From Despair to Hope: On the Ground in Haiti
UUSC is excited to be partnering with the Unitarian Universalist Association on a joint volunteer trip to Haiti, December 3–10. In the post below, participant Bradley Korb describes the trip from Port-au-Prince to the training center of the Papaye Peasant Movement (MPP) and the transition from despair to hope.
We're in Haiti and making excellent progress with our work at MPP's eco-village near Papaye in the Central Plateau! Today is our second day working at MPP, and it has been an experience that I will never forget. I have experienced a range of emotions during these first few days, from sadness to hopefulness.
We spent the first night in Port-au-Prince on Sunday before driving up to the MPP training compound in Papaye. In Port-au-Prince, we saw the impoverished conditions in which the Haitian people live and also the vast destruction that occurred from last year's earthquake. I don't know what Port-au-Prince was like before the earthquake, but the city looks like a war zone now in some areas, and many people are struggling to meet their basic human needs of safe food and water that we Americans take for granted. But at the same time, we saw many people attempting to resume a normal lifestyle by buying essential items from street vendors, which helped others in their attempts to make a living.

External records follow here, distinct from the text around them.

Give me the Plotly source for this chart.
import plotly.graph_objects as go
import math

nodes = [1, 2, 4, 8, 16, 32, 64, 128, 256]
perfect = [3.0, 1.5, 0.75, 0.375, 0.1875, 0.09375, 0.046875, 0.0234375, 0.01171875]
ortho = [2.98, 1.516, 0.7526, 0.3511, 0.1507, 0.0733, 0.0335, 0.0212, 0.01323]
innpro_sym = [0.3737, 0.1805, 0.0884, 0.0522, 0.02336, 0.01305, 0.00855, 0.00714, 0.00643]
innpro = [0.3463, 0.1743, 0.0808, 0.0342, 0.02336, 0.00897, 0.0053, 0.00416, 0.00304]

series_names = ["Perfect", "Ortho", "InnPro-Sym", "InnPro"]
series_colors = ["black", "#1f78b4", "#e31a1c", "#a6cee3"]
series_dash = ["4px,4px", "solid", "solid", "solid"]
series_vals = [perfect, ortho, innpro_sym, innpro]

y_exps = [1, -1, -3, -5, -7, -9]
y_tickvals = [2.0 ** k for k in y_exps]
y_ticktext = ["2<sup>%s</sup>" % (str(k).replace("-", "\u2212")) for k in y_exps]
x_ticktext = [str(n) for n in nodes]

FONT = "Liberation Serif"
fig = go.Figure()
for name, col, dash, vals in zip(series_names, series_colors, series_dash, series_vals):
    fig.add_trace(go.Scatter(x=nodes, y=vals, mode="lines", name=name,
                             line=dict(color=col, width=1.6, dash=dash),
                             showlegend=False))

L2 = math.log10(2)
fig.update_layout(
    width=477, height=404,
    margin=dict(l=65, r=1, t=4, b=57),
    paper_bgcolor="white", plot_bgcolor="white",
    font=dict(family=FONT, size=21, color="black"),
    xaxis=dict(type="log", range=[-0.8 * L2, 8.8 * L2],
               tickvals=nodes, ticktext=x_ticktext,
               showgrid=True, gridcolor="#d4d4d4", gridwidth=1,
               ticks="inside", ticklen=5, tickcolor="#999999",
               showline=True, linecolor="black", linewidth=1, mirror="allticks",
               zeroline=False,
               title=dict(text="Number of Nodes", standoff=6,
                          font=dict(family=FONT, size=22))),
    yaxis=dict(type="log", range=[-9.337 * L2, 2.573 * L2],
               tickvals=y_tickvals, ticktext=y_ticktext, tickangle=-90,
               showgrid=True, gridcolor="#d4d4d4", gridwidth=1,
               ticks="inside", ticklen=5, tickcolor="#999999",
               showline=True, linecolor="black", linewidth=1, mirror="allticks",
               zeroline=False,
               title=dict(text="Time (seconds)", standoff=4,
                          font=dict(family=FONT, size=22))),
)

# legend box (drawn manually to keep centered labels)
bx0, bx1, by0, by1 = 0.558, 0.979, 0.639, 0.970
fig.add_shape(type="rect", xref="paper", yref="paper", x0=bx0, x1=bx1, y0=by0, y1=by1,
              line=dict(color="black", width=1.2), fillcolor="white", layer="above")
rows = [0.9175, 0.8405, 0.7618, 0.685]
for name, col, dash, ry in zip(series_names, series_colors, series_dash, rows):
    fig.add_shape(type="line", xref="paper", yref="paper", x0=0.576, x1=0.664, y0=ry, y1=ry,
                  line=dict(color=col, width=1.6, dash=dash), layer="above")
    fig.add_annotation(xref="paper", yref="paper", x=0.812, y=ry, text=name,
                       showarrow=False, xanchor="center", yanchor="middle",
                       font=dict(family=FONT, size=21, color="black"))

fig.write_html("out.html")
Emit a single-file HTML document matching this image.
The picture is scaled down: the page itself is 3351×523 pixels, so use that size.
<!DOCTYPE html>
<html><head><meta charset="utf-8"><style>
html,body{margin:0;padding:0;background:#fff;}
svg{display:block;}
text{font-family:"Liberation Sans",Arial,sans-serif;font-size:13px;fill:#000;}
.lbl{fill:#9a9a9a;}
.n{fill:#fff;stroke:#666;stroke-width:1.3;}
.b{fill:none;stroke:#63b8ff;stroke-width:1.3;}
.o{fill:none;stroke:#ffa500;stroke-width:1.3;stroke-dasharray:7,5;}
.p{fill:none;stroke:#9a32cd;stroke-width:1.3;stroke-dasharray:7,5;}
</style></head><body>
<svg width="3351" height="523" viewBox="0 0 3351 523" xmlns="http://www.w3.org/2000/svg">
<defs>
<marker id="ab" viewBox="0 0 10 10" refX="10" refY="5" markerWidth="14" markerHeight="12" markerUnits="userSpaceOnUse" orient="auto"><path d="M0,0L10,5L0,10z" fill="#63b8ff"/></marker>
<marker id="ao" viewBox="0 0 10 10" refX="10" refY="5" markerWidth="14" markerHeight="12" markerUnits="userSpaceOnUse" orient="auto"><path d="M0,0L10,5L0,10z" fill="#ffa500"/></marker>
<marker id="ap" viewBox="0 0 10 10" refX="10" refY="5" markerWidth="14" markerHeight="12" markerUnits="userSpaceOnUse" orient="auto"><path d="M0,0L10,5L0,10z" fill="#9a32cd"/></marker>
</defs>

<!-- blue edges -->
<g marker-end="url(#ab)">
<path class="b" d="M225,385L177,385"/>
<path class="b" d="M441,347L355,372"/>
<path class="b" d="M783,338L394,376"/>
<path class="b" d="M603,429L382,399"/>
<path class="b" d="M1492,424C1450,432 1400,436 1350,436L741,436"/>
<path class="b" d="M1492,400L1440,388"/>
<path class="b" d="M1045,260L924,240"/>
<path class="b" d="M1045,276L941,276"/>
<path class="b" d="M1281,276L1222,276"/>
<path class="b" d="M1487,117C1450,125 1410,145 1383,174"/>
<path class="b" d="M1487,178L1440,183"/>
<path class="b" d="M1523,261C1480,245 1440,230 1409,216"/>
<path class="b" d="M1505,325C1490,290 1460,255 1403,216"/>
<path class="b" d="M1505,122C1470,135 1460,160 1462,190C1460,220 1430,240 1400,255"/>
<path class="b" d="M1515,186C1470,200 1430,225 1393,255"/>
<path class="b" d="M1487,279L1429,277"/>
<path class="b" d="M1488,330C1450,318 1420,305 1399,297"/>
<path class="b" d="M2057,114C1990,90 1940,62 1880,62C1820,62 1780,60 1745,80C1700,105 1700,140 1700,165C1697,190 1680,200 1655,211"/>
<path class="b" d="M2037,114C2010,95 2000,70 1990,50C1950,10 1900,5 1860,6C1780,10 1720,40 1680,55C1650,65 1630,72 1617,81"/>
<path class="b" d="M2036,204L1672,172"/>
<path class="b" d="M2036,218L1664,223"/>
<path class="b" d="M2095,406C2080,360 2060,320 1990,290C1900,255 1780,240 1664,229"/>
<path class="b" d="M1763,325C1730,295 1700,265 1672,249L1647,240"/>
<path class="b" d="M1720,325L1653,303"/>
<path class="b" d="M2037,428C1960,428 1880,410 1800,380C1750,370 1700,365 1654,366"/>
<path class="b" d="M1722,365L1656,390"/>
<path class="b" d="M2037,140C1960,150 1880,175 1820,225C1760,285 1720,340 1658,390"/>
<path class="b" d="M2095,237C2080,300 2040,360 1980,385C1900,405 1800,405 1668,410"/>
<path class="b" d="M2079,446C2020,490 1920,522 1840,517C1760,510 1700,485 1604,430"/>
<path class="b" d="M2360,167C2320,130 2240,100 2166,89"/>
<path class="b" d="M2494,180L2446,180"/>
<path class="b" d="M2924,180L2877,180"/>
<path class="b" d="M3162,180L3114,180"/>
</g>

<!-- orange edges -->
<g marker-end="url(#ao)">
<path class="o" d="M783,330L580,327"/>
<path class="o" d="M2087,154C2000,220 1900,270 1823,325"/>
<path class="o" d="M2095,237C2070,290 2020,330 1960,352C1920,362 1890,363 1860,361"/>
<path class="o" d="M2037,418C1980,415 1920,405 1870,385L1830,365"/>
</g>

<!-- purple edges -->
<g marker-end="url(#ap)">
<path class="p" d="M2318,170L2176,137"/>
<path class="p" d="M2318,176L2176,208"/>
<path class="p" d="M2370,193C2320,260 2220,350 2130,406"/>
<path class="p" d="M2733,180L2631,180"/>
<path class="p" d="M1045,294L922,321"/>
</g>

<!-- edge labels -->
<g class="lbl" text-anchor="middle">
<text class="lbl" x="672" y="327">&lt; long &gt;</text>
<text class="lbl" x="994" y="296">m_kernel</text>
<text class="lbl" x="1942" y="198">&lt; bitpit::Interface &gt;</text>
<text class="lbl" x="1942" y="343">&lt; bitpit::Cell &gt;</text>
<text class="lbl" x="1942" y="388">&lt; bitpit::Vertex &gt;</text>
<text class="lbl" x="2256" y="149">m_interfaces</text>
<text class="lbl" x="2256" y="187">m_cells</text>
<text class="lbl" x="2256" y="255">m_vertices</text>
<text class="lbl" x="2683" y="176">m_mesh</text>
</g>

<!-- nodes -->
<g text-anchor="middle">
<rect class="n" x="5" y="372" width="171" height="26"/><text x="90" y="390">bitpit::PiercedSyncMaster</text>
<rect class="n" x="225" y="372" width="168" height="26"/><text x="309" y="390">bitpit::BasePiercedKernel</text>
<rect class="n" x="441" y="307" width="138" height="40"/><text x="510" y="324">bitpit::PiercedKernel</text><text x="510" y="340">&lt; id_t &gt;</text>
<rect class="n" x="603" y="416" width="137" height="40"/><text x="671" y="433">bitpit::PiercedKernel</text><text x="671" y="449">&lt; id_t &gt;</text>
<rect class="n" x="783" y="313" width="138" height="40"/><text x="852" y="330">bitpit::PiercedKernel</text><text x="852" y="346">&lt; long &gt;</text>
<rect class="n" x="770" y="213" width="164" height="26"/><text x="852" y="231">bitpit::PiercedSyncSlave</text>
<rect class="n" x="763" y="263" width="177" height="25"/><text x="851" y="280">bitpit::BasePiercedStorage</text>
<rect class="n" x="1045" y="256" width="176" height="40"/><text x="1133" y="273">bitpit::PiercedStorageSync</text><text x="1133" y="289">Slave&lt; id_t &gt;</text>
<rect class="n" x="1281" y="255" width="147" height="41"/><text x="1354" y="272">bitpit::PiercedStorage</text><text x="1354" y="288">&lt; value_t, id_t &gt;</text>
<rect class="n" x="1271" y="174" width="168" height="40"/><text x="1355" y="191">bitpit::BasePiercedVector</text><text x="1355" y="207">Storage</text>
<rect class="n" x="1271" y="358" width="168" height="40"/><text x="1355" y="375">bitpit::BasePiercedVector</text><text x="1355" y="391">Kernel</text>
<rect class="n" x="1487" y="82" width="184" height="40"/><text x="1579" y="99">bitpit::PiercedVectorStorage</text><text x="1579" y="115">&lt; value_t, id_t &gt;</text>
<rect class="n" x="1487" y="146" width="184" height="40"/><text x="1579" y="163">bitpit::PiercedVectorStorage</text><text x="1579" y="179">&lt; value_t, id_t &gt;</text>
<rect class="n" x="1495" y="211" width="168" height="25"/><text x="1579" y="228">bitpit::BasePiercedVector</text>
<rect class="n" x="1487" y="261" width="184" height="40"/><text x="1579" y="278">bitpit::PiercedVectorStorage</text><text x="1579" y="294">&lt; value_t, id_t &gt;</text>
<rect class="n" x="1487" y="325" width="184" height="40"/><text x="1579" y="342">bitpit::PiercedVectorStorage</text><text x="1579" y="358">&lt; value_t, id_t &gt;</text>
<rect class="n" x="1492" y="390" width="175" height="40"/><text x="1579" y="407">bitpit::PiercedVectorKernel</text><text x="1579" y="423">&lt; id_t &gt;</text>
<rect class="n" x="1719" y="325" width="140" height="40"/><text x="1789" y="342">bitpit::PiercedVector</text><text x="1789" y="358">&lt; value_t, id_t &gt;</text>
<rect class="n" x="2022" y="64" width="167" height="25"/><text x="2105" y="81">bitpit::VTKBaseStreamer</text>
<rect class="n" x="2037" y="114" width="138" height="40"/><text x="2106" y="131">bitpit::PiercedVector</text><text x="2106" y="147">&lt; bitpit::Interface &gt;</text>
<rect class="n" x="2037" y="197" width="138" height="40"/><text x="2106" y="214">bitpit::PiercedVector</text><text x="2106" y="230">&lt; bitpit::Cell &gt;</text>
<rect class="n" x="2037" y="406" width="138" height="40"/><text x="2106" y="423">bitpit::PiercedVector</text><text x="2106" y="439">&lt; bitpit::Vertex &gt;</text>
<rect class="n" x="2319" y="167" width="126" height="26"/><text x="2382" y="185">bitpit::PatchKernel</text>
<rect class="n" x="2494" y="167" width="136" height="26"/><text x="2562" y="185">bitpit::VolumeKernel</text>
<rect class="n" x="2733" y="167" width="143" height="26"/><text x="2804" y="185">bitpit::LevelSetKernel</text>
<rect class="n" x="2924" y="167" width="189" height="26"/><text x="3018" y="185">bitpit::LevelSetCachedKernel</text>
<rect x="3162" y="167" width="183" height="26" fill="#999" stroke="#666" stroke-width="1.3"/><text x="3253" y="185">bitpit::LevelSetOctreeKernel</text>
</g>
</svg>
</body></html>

While driving the 2.5 hours from Port-au-Prince to Papaye, we continued to see impoverished people going on with their daily activities along the highway while people zoomed by on their way to other destinations. While it was clear that the people we passed were very disadvantaged, I did see a few signs of hope along the way. One image that stuck with me was of a man walking home from church wearing a suit and carrying a trumpet. I imagined that this man had played his trumpet at his church service and that many people enjoyed his music. This gave me hope that the human spirit is resilient and continues to insist that life be enjoyed even if you live in the nation with the fewest resources in the Western Hemisphere. Even with this sign of hope, I arrived in Papaye feeling a sense of despair for the abject poverty that I saw on our drive.
However, our first day of work at MPP's eco-village turned my sense of despair into hope. During our first day, we worked alongside residents of the 10-home village, helping them build the foundation for their community building. It was gratifying to experience the community that these former residents of Port-au-Prince have developed and the ownership that they have taken in their new village and their new neighbors. We experienced a sense of community that we don't typically have in the United States. Even though these people have next to nothing, they have each other and are dedicated to helping each other make the best of their lives. That experience was both gratifying and reassuring.
It is with hope for this impoverished community in Haiti and hope in the future of humanity that I look forward to my remaining experiences of our visit to Haiti.